The university this month dissolved its relationship with the federated universities that were at its heart – the University of Sudbury, Thorneloe University and Huntington University. The federated universities, associated with the Catholic, Anglican and United churches, respectively, banded together in the early 1960s under the Laurentian umbrella to receive public funding as part of the new secular institution for Northern Ontario.

Today, the federated universities employ professors in fields such as philosophy, gender studies and Indigenous studies who teach Laurentian students. Many of those faculty now fear their jobs could disappear.

Réal Fillion, a professor of philosophy for 25 years at Sudbury, worries his career could end prematurely. He said he doesn’t know what will happen, in part because information is tightly held under the secretive, court-controlled insolvency process.

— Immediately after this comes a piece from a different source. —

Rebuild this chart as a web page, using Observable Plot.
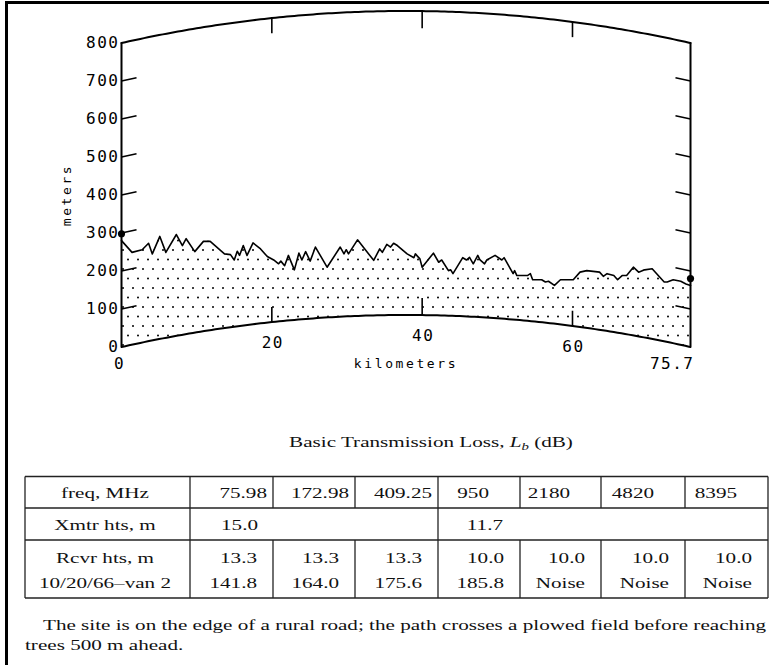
<!DOCTYPE html>
<html><head><meta charset="utf-8">
<script src="https://cdn.jsdelivr.net/npm/d3@7"></script>
<script src="https://cdn.jsdelivr.net/npm/@observablehq/plot@0.6"></script>
<style>
html,body{margin:0;padding:0;background:#fff;}
#page{position:relative;width:769px;height:665px;overflow:hidden;background:#fff;}
#chart{position:absolute;left:0;top:0;}
#lower{position:absolute;left:0;top:400px;}
.frameTop{position:absolute;left:5px;top:1px;width:764px;height:3px;background:#000;}
.frameLeft{position:absolute;left:5px;top:1px;width:3px;height:664px;background:#000;}
</style></head>
<body>
<div id="page">
  <div id="chart"></div>
  <svg id="lower" width="769" height="265"></svg>
  <div class="frameTop"></div><div class="frameLeft"></div>
</div>
<script>
// ---- terrain profile (heights as drawn on the curved-earth frame, m) ----
const distanceKm = [0, 1.4, 2.75, 3.6, 4.1, 5.1, 5.9, 7.3, 8.1, 8.6, 9.75, 10.9, 11.8, 13.7, 14.5, 15.0, 15.4, 15.7, 16.2, 16.7,
  17.5, 18.5, 19.4, 20.25, 20.9, 21.2, 21.7, 22.2, 23.0, 23.6, 24.0, 24.5, 25.1, 25.8, 27.35, 29.1, 29.6, 29.9, 30.2, 31.4,
  33.55, 34.35, 34.7, 35.3, 35.8, 36.2, 36.7, 38.0, 38.9, 39.1, 39.7, 40.0, 41.5, 42.2, 42.6, 43.5, 43.8, 44.1, 45.4, 45.9,
  46.3, 46.8, 47.4, 47.7, 48.3, 48.6, 49.7, 50.6, 50.9, 52.1, 52.3, 52.6, 54.0, 54.4, 54.7, 55.9, 56.4, 56.8, 57.6, 58.4,
  60.1, 61.0, 61.9, 63.6, 64.1, 64.6, 65.5, 66.0, 66.6, 67.2, 68.1, 68.8, 69.6, 70.6, 71.5, 72.2, 72.6, 73.4, 74.4, 75.1, 75.7];
const profileM = [280, 249, 256, 273, 245, 291, 249, 296, 267, 285, 251, 278, 278, 245, 243, 229, 252, 241, 267, 241,
  274, 258, 238, 229, 219, 226, 214, 241, 203, 247, 229, 251, 226, 263, 210, 263, 245, 256, 245, 282,
  228, 258, 249, 270, 263, 273, 267, 245, 235, 245, 232, 210, 247, 223, 229, 201, 203, 193, 235, 229,
  236, 219, 241, 229, 219, 229, 241, 229, 235, 193, 201, 188, 188, 193, 177, 177, 171, 173, 162, 177,
  177, 197, 201, 197, 186, 193, 188, 177, 188, 188, 210, 197, 203, 206, 186, 171, 171, 177, 173, 166, 162];
const terminalKm = [0, 75.7];
const terminalM = [298, 180];
const pathLengthKm = 75.7;
const yTickValues = [0, 100, 200, 300, 400, 500, 600, 700, 800];
const xTickValues = [20, 40, 60];
const xStartLabel = "0";
const xEndLabel = "75.7";

// ---- table ----
const rowLabels = ["freq, MHz", "Xmtr hts, m", "Rcvr hts, m", "10/20/66\u2013van 2"];
const freqMHz = ["75.98", "172.98", "409.25", "950", "2180", "4820", "8395"];
const xmtrHeights = ["15.0", "11.7"];
const rcvrHeights = ["13.3", "13.3", "13.3", "10.0", "10.0", "10.0", "10.0"];
const lossDb = ["141.8", "164.0", "175.6", "185.8", "Noise", "Noise", "Noise"];
const tableTitle = "Basic Transmission Loss, ";
const captionLines = ["The site is on the edge of a rural road; the path crosses a plowed field before reaching",
  "trees 500 m ahead."];

// curved (4/3 earth, a_e = 8500 km) frame: bulge in metres
const D = pathLengthKm;
const bulge = d => d * (D - d) / 17;

const profile = distanceKm.map((d, i) => ({d, h: profileM[i], base: bulge(d)}));
const arcPts = d3.range(0, D, 0.5).concat([D]).map(d => ({d, lo: bulge(d), hi: 800 + bulge(d)}));
const terminals = terminalKm.map((d, i) => ({d, h: terminalM[i]}));
const innerTicks = yTickValues.filter(v => v > 0 && v < 800);
const tickLen = {20: 40, 40: 45, 60: 40};

const mono = "'DejaVu Sans Mono', monospace";
const chart = Plot.plot({
  width: 769, height: 400,
  marginLeft: 121, marginRight: 79, marginTop: 42.5, marginBottom: 53.5,
  x: {domain: [0, D], axis: null},
  y: {domain: [0, 800], axis: null},
  style: {fontFamily: mono, background: "transparent", color: "#000"},
  marks: [
    Plot.areaY(profile, {x: "d", y1: "base", y2: "h", fill: "url(#stipple)"}),
    Plot.line(arcPts, {x: "d", y: "lo", stroke: "#000", strokeWidth: 2}),
    Plot.line(arcPts, {x: "d", y: "hi", stroke: "#000", strokeWidth: 2}),
    Plot.ruleX([0, D], {x: d => d, y1: () => 0, y2: () => 800, stroke: "#000", strokeWidth: 2}),
    Plot.link(innerTicks, {x1: () => 0, y1: v => v, x2: () => 2, y2: v => v + bulge(2), stroke: "#000", strokeWidth: 1.6}),
    Plot.link(innerTicks, {x1: () => D, y1: v => v, x2: () => D - 2, y2: v => v + bulge(D - 2), stroke: "#000", strokeWidth: 1.6}),
    Plot.link(xTickValues, {x1: v => v, x2: v => v, y1: v => bulge(v), y2: v => bulge(v) + tickLen[v], stroke: "#000", strokeWidth: 1.6}),
    Plot.link(xTickValues, {x1: v => v, x2: v => v, y1: v => 800 + bulge(v), y2: v => 800 + bulge(v) - tickLen[v], stroke: "#000", strokeWidth: 1.6}),
    Plot.line(profile, {x: "d", y: "h", stroke: "#000", strokeWidth: 1.6}),
    Plot.dot(terminals, {x: "d", y: "h", r: 3.6, fill: "#000"}),
    Plot.text(yTickValues, {x: () => 0, y: v => v, text: v => String(v), textAnchor: "end", dx: -2, fontSize: 16}),
    Plot.text(xTickValues, {x: v => v, y: v => bulge(v), text: v => String(v), dy: 21, dx: 1, fontSize: 16}),
    Plot.text([xStartLabel], {x: () => 0, y: () => 0, text: t => t, dy: 17, dx: -2, fontSize: 16}),
    Plot.text([xEndLabel], {x: () => D, y: () => 0, text: t => t, dy: 17, dx: 4, textAnchor: "end", fontSize: 16}),
    Plot.text(["meters"], {frameAnchor: "left", y: () => 400, dx: -55, rotate: -90, textAnchor: "middle", text: t => t, fontSize: 13}),
    Plot.text(["kilometers"], {x: () => D / 2, y: () => 0, dy: 17, text: t => t, fontSize: 13})
  ]
});
document.getElementById("chart").appendChild(chart);
const cs = d3.select(chart);
cs.selectAll("text").each(function() {
  const s = this.textContent;
  d3.select(this).style("letter-spacing", (s === "meters" || s === "kilometers") ? "2.6px" : "1.5px");
});
// stipple pattern
const defs = cs.insert("defs", ":first-child");
const pat = defs.append("pattern").attr("id", "stipple").attr("patternUnits", "userSpaceOnUse")
  .attr("width", 10).attr("height", 19);
pat.append("circle").attr("cx", 3).attr("cy", 3).attr("r", 1).attr("fill", "#000");
pat.append("circle").attr("cx", 8).attr("cy", 12.5).attr("r", 1).attr("fill", "#000");

// ---- lower block: title, table, caption ----
const serif = "'Liberation Serif', 'DejaVu Serif', serif";
const fs = 15.5;
const ctx = document.createElement("canvas").getContext("2d");
ctx.font = fs + "px 'Liberation Serif'";
const k = 724 / ctx.measureText(captionLines[0]).width;
const lower = d3.select("#lower");
const off = 400;
function txt(x, y, s, anchor) {
  return lower.append("text")
    .attr("transform", `translate(${x},${y - off}) scale(${k},1)`)
    .attr("text-anchor", anchor || "start")
    .attr("font-family", serif).attr("font-size", fs).attr("fill", "#111")
    .text(s);
}
// title
const t = txt(431, 447, tableTitle, "middle");
t.append("tspan").attr("font-style", "italic").text("L");
t.append("tspan").attr("font-size", fs * 0.7).attr("font-style", "italic").attr("dy", 3).text("b");
t.append("tspan").attr("dy", -3).text(" (dB)");

// table grid
const colEdges = [25, 190, 273, 355, 438, 520, 601, 685, 768];
const rowEdges = [476.5, 508, 540, 598];
const line = (x1, y1, x2, y2) => lower.append("line").attr("x1", x1).attr("y1", y1 - off).attr("x2", x2).attr("y2", y2 - off)
  .attr("stroke", "#222").attr("stroke-width", 1.3);
rowEdges.forEach(y => line(25, y, 768, y));
colEdges.forEach((x, i) => {
  if (i === 0 || i === 1 || i === 4 || i === 8) line(x, rowEdges[0], x, rowEdges[3]);
  else { line(x, rowEdges[0], x, rowEdges[1]); line(x, rowEdges[2], x, rowEdges[3]); }
});
[498, 530, 563, 588].forEach((y, i) => txt(105, y, rowLabels[i], "middle"));
freqMHz.forEach((v, i) => txt(colEdges[i + 2] - (i < 3 ? 6 : 31), 498, v, "end"));
txt(258, 530, xmtrHeights[0], "end");
txt(503, 530, xmtrHeights[1], "end");
rcvrHeights.forEach((v, i) => txt(colEdges[i + 2] - 16, 563, v, "end"));
lossDb.forEach((v, i) => txt(colEdges[i + 2] - 16, 588, v, "end"));
// caption
txt(43, 630, captionLines[0], "start");
txt(25, 650, captionLines[1], "start");
</script>
</body></html>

“It’s just complete silence. We don’t know. Our union suggests it will wind down,” Prof. Fillion said. “I’m not the first 57-year-old to face a layoff due to insolvency. But at a university ... it doesn’t make any sense. One of the reasons you have tenure is to protect modes of inquiry.”

Many faculty members wonder what kind of institution will emerge from the insolvency process.

Plans for the new structure were voted on at a university senate meeting last week, but the contents remain secret for now. There’s a belief among faculty that administrators will try to create a more streamlined institution focused on research strengths in mining and natural resources and sacrifice faculty in arts and humanities.

Prof. Fillion argues a university is distinguished in many ways by the electives it offers.

“We don’t expect to graduate a lot of philosophers, but every university should want its students to graduate with some understanding of philosophy,” he said.